A concrete study loop from one PDF
- Convert the PDF into slides and read the extracted outline. This is your table of contents for what has to be learned.
- Study the deck actively. For each slide, look away and say the takeaway out loud before moving on. If you cannot, that slide is not learned yet.
- Generate a quiz from the same document and take it closed-book. Do not peek at the slides.
- Mark every miss. Those questions map back to specific slides, which map back to specific sections of the source.
- Reread only those sections, then requiz. Repeat until the misses are gone.
The loop is efficient because you never study blindly. The slides tell you what the material contains, the quiz tells you what you have not yet retained, and the two together tell you exactly where to spend your next hour. You stop rereading things you already know and start drilling the things you do not.
Why one source document matters
Both artifacts trace back to the same file, which keeps the whole loop honest. When the slides and the questions are generated from the same PDF, a quiz miss points at a real slide, and that slide points at a real page. There is no drift between what you organized and what you are tested on. If you study from one source and quiz from another, gaps in coverage hide in the seams. Keeping the deck and the quiz anchored to one document closes those seams.

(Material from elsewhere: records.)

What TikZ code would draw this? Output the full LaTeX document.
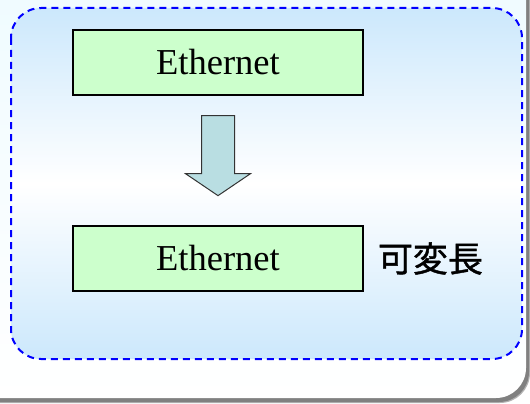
\documentclass[tikz,border=0pt]{standalone}
\usepackage{fontspec}
\setmainfont{Liberation Serif}
\newfontfamily\cjkfont[FakeBold=1.2]{Noto Sans CJK JP}
\definecolor{panelblue}{RGB}{204,232,252}
\definecolor{paneltop}{RGB}{238,251,255}
\definecolor{boxgreen}{RGB}{204,255,204}
\definecolor{arrowfill}{RGB}{185,222,226}
\definecolor{shadowgray}{RGB}{128,128,128}
\begin{document}
\begin{tikzpicture}[x=1pt,y=-1pt,
  etherbox/.style={draw=black, line width=1.3pt, fill=boxgreen,
    minimum width=290pt, minimum height=65pt, inner sep=0pt,
    font=\fontsize{36.5}{40}\selectfont},
  blockarrow/.style={draw=black!80, line width=1pt, fill=arrowfill, line join=miter},
  dashframe/.style={draw=blue, line width=2pt, dash pattern=on 7pt off 5pt,
    rounded corners=30pt},
  sidelabel/.style={font=\cjkfont\fontsize{35}{40}\selectfont, inner sep=0pt}]
\useasboundingbox (0,0) rectangle (530,404);
\clip (0,0) rectangle (530,404);
% outer card with its drop shadow
\fill[shadowgray!60, rounded corners=30pt] (-36,-36) rectangle (530,403);
\fill[shadowgray, rounded corners=30pt] (-37,-37) rectangle (529,402);
\shade[top color=paneltop, bottom color=white, rounded corners=30pt]
  (-40,-40) rectangle (526,398);
% inner dashed panel: blue at top and bottom, white across the middle
\shade[top color=panelblue, bottom color=panelblue, middle color=white,
  rounded corners=30pt] (11,8) rectangle (522,359);
\draw[dashframe] (11,8) rectangle (522,359);
% frames
\node[etherbox] (top) at (218,62.5) {Ethernet};
\node[etherbox] (bot) at (218,258.5) {Ethernet};
\node[sidelabel, anchor=west] (len) at ([xshift=14pt]bot.east) {可変長};
% block arrow between the frames
\draw[blockarrow]
  ([xshift=-16.5pt,yshift=-20pt]top.south) -- ([xshift=16.5pt,yshift=-20pt]top.south)
  -- ([xshift=16.5pt,yshift=-78pt]top.south) -- ([xshift=32.5pt,yshift=-78pt]top.south)
  -- ([yshift=-100pt]top.south) -- ([xshift=-32.5pt,yshift=-78pt]top.south)
  -- ([xshift=-16.5pt,yshift=-78pt]top.south) -- cycle;
\end{tikzpicture}
\end{document}
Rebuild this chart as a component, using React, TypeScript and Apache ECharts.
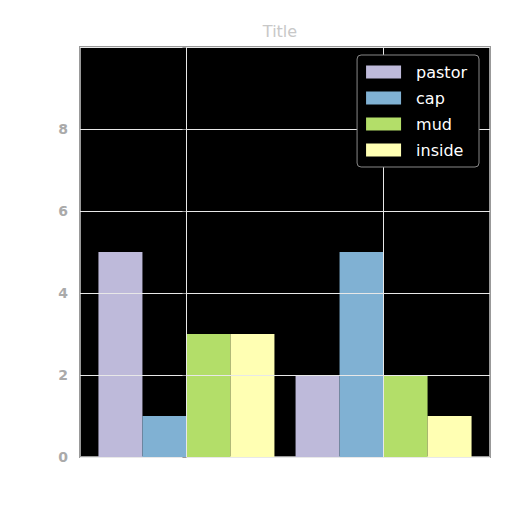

When slides alone are enough, and when they are not
If your goal is to present the material to other people, slides are the finished product and a quiz is beside the point. But if your goal is to hold the material in your own head, for an exam, a certification, an interview, or a licensing test, then slides are the setup and the quiz is the payoff. The deck organizes; the test verifies. Skipping the verification is how confident, well-organized people still walk in underprepared.
So treat a dense document as raw material for two outputs, not one. Turn it into slides to understand its structure, then turn the same material into questions to prove the structure made it into your memory. Document first, deck second, quiz last, and the mastery is the part you can measure.